Repeat the entire listing exactly.

DATASET CONTENT:

════════════════════

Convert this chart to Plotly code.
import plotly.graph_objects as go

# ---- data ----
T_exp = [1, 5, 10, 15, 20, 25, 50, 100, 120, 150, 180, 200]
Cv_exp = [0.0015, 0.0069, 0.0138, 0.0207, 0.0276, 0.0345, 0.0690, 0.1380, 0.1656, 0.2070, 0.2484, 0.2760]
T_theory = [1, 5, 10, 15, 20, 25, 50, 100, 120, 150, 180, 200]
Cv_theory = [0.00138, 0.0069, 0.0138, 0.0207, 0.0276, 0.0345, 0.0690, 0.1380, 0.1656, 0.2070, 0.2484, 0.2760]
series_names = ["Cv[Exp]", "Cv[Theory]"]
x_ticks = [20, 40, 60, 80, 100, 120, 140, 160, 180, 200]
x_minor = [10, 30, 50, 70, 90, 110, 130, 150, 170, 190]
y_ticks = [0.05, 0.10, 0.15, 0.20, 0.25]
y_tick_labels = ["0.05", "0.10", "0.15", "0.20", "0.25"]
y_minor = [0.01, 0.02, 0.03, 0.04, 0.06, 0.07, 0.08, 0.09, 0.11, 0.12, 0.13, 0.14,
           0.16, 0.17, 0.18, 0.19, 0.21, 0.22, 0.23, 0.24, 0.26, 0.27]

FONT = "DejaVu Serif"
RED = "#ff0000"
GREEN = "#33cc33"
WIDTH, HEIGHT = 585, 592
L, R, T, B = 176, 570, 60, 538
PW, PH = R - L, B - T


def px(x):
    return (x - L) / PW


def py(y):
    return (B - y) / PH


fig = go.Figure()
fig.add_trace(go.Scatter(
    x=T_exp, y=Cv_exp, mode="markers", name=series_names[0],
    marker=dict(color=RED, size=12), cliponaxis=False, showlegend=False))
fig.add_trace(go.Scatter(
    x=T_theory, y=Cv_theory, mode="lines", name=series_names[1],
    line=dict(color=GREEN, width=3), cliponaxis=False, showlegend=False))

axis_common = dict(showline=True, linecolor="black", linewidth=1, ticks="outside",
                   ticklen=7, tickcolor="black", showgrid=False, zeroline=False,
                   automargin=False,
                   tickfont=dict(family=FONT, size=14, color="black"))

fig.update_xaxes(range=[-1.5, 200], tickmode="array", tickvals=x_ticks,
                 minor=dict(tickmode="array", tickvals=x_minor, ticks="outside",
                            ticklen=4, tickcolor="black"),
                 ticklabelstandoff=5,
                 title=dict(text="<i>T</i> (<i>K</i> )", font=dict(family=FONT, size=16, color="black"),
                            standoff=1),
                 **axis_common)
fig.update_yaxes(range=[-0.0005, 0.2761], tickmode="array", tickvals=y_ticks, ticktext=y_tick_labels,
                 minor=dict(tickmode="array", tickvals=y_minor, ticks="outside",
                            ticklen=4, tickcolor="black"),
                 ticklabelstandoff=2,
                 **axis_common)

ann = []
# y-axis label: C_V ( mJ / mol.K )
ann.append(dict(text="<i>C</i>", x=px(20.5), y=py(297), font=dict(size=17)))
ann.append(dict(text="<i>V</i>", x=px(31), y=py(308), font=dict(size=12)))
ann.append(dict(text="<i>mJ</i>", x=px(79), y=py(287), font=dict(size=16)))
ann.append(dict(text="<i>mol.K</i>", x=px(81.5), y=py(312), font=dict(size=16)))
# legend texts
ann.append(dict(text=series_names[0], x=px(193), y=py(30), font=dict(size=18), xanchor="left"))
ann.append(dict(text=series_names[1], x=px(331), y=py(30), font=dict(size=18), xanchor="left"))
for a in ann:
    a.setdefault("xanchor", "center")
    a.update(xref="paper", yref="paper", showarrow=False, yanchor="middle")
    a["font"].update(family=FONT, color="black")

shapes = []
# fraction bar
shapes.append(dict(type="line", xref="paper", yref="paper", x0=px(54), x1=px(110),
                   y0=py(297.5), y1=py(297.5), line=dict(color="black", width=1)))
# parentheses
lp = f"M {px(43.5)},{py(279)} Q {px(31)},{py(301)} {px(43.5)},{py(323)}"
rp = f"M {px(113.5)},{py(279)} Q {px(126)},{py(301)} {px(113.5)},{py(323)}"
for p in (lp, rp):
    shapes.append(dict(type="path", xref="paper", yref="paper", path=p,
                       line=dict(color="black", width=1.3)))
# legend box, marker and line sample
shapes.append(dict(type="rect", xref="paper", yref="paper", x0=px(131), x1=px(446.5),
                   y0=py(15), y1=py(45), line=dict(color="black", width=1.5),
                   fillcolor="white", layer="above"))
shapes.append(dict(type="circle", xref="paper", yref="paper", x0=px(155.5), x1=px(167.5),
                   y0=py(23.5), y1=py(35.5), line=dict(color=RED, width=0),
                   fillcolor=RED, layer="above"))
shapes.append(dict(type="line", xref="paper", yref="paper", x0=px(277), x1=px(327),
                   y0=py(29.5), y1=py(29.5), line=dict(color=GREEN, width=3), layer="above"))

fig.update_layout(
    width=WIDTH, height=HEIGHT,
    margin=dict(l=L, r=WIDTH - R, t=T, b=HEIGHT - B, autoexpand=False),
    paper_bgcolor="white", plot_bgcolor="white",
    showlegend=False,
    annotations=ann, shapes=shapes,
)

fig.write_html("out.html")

════════════════════

ANSWER TO THIS PROBLEM:
Convert this chart to Plotly code.
import plotly.graph_objects as go

# ---- data ----
T_exp = [1, 5, 10, 15, 20, 25, 50, 100, 120, 150, 180, 200]
Cv_exp = [0.0015, 0.0069, 0.0138, 0.0207, 0.0276, 0.0345, 0.0690, 0.1380, 0.1656, 0.2070, 0.2484, 0.2760]
T_theory = [1, 5, 10, 15, 20, 25, 50, 100, 120, 150, 180, 200]
Cv_theory = [0.00138, 0.0069, 0.0138, 0.0207, 0.0276, 0.0345, 0.0690, 0.1380, 0.1656, 0.2070, 0.2484, 0.2760]
series_names = ["Cv[Exp]", "Cv[Theory]"]
x_ticks = [20, 40, 60, 80, 100, 120, 140, 160, 180, 200]
x_minor = [10, 30, 50, 70, 90, 110, 130, 150, 170, 190]
y_ticks = [0.05, 0.10, 0.15, 0.20, 0.25]
y_tick_labels = ["0.05", "0.10", "0.15", "0.20", "0.25"]
y_minor = [0.01, 0.02, 0.03, 0.04, 0.06, 0.07, 0.08, 0.09, 0.11, 0.12, 0.13, 0.14,
           0.16, 0.17, 0.18, 0.19, 0.21, 0.22, 0.23, 0.24, 0.26, 0.27]

FONT = "DejaVu Serif"
RED = "#ff0000"
GREEN = "#33cc33"
WIDTH, HEIGHT = 585, 592
L, R, T, B = 176, 570, 60, 538
PW, PH = R - L, B - T


def px(x):
    return (x - L) / PW


def py(y):
    return (B - y) / PH


fig = go.Figure()
fig.add_trace(go.Scatter(
    x=T_exp, y=Cv_exp, mode="markers", name=series_names[0],
    marker=dict(color=RED, size=12), cliponaxis=False, showlegend=False))
fig.add_trace(go.Scatter(
    x=T_theory, y=Cv_theory, mode="lines", name=series_names[1],
    line=dict(color=GREEN, width=3), cliponaxis=False, showlegend=False))

axis_common = dict(showline=True, linecolor="black", linewidth=1, ticks="outside",
                   ticklen=7, tickcolor="black", showgrid=False, zeroline=False,
                   automargin=False,
                   tickfont=dict(family=FONT, size=14, color="black"))

fig.update_xaxes(range=[-1.5, 200], tickmode="array", tickvals=x_ticks,
                 minor=dict(tickmode="array", tickvals=x_minor, ticks="outside",
                            ticklen=4, tickcolor="black"),
                 ticklabelstandoff=5,
                 title=dict(text="<i>T</i> (<i>K</i> )", font=dict(family=FONT, size=16, color="black"),
                            standoff=1),
                 **axis_common)
fig.update_yaxes(range=[-0.0005, 0.2761], tickmode="array", tickvals=y_ticks, ticktext=y_tick_labels,
                 minor=dict(tickmode="array", tickvals=y_minor, ticks="outside",
                            ticklen=4, tickcolor="black"),
                 ticklabelstandoff=2,
                 **axis_common)

ann = []
# y-axis label: C_V ( mJ / mol.K )
ann.append(dict(text="<i>C</i>", x=px(20.5), y=py(297), font=dict(size=17)))
ann.append(dict(text="<i>V</i>", x=px(31), y=py(308), font=dict(size=12)))
ann.append(dict(text="<i>mJ</i>", x=px(79), y=py(287), font=dict(size=16)))
ann.append(dict(text="<i>mol.K</i>", x=px(81.5), y=py(312), font=dict(size=16)))
# legend texts
ann.append(dict(text=series_names[0], x=px(193), y=py(30), font=dict(size=18), xanchor="left"))
ann.append(dict(text=series_names[1], x=px(331), y=py(30), font=dict(size=18), xanchor="left"))
for a in ann:
    a.setdefault("xanchor", "center")
    a.update(xref="paper", yref="paper", showarrow=False, yanchor="middle")
    a["font"].update(family=FONT, color="black")

shapes = []
# fraction bar
shapes.append(dict(type="line", xref="paper", yref="paper", x0=px(54), x1=px(110),
                   y0=py(297.5), y1=py(297.5), line=dict(color="black", width=1)))
# parentheses
lp = f"M {px(43.5)},{py(279)} Q {px(31)},{py(301)} {px(43.5)},{py(323)}"
rp = f"M {px(113.5)},{py(279)} Q {px(126)},{py(301)} {px(113.5)},{py(323)}"
for p in (lp, rp):
    shapes.append(dict(type="path", xref="paper", yref="paper", path=p,
                       line=dict(color="black", width=1.3)))
# legend box, marker and line sample
shapes.append(dict(type="rect", xref="paper", yref="paper", x0=px(131), x1=px(446.5),
                   y0=py(15), y1=py(45), line=dict(color="black", width=1.5),
                   fillcolor="white", layer="above"))
shapes.append(dict(type="circle", xref="paper", yref="paper", x0=px(155.5), x1=px(167.5),
                   y0=py(23.5), y1=py(35.5), line=dict(color=RED, width=0),
                   fillcolor=RED, layer="above"))
shapes.append(dict(type="line", xref="paper", yref="paper", x0=px(277), x1=px(327),
                   y0=py(29.5), y1=py(29.5), line=dict(color=GREEN, width=3), layer="above"))

fig.update_layout(
    width=WIDTH, height=HEIGHT,
    margin=dict(l=L, r=WIDTH - R, t=T, b=HEIGHT - B, autoexpand=False),
    paper_bgcolor="white", plot_bgcolor="white",
    showlegend=False,
    annotations=ann, shapes=shapes,
)

fig.write_html("out.html")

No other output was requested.